WITH GREAT pride and deep satisfaction the Center for Strategic and International Studies, in its twentieth anniversary year, has conducted the project that led to the publication of this remarkable volume. Throughout the years, CSIS has tried to emphasize anticipatory, integrated assessments of the major issues confronting America’s policy makers. To us at CSIS, this study vividly illustrates the benefits of such an approach.
The issue is critical and timely because of the Soviet Union’s status as one of the two global superpowers and because its combination of extraordinary military strength, external ambition, and severe internal weaknesses makes its behavior puzzling and unpredictable. Scholars disagree whether this confusing combination of qualities will make the USSR a greater or a lesser threat to Western interests over the next decade.
After Brezhnev examines the roots of Soviet conduct through a comprehensive, multidisciplinary approach. Unlike the compartmentalized analyses too often done in the government and academia, this study addresses the Soviet Union as an organic system and emphasizes how internal and external factors influence one another in shaping Soviet behavior. By analyzing the sources of Soviet conduct in the 1980s in an effort to clarify the problems and opportunities that Moscow faces in the years ahead, this volume is aimed at helping American policy makers respond effectively.
After Brezhnev represents the initial CSIS contribution to the current revitalization of Soviet studies in the United States. We hope that the present project will help reverse the downward trend in Soviet studies in America, which for more than a decade have suffered from inadequate funding, declining opportunities for graduate study, and dim career prospects. Philip Mosely, who has deservedly been called the father of Russian studies in the United States, made an immense contribution to the scholarly development of CSIS by forming its International Research Council in 1968 and chairing it until his death. I am certain that he would have been proud of this contribution to his favorite held, particularly because several of his students have participated in this analysis of the Soviet Union as a society.

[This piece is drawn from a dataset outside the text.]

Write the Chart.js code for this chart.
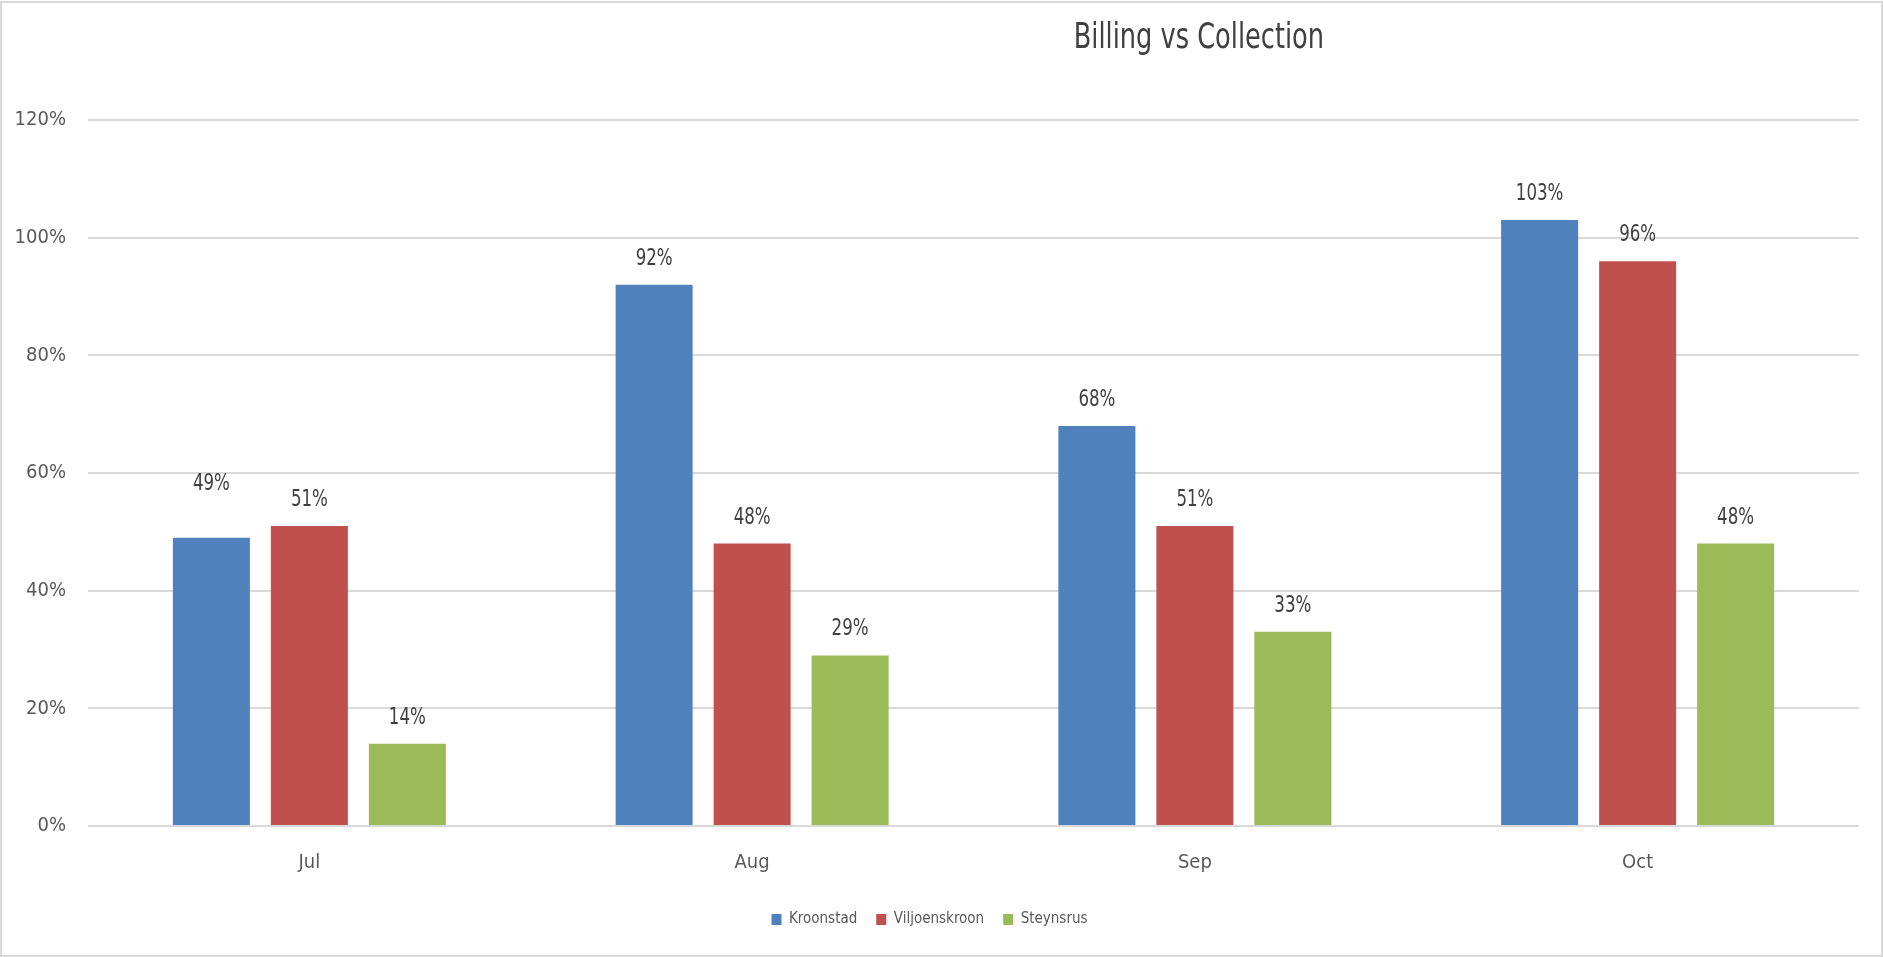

This project came about through an unusual combination of circumstances. Mr. William Wood Prince of Chicago had talked to the distinguished Chairman of the Senate Foreign Relations Committee, Senator Charles Percy, about the policy makers’ need for studies that would provide comprehensive factual information and a conceptual context for understanding the Soviet Union. Senator Percy and I also discussed this problem, and it was through him that I met Mr. Wood Prince. I found him to be a man of great vision and unusual wisdom who appreciated the magnitude of the task inherent in an analysis of a country as large, complex, and secretive as the Soviet Union. The Frederick Henry Prince Trusts provided a generous grant to CSIS that made this study possible. Without the interest of Mr. Wood Prince and Senator Percy, our own desires to undertake such a project would never have been realized.
Dr. Robert F. Byrnes, Distinguished Professor of History at Indiana University, led the research activities as project director and served as editor of this volume and of the related publication series. He ensured that the manuscript was completed by a strict deadline without compromising scholarly standards. My words cannot adequately praise his extraordinary leadership, sense of scholarship, and organizational ability. The project’s staff in residence at CSIS played an invaluable role. Its coordinating and editorial activities and its substantive contributions have been essential in producing integrated and polished products. Special mention should be made of Aileen Masterson, coordinator of the Soviet project, whose administrative and editorial talents were crucial to the book’s completion. Her unusual abilities to deal with a wide range of scholars and difficult problems won her universal respect and admiration.
This analysis helps to set a standard of the highest scholarship for Soviet studies at CSIS. We hope it will lay the basis for the national debate on the challenges that lie ahead.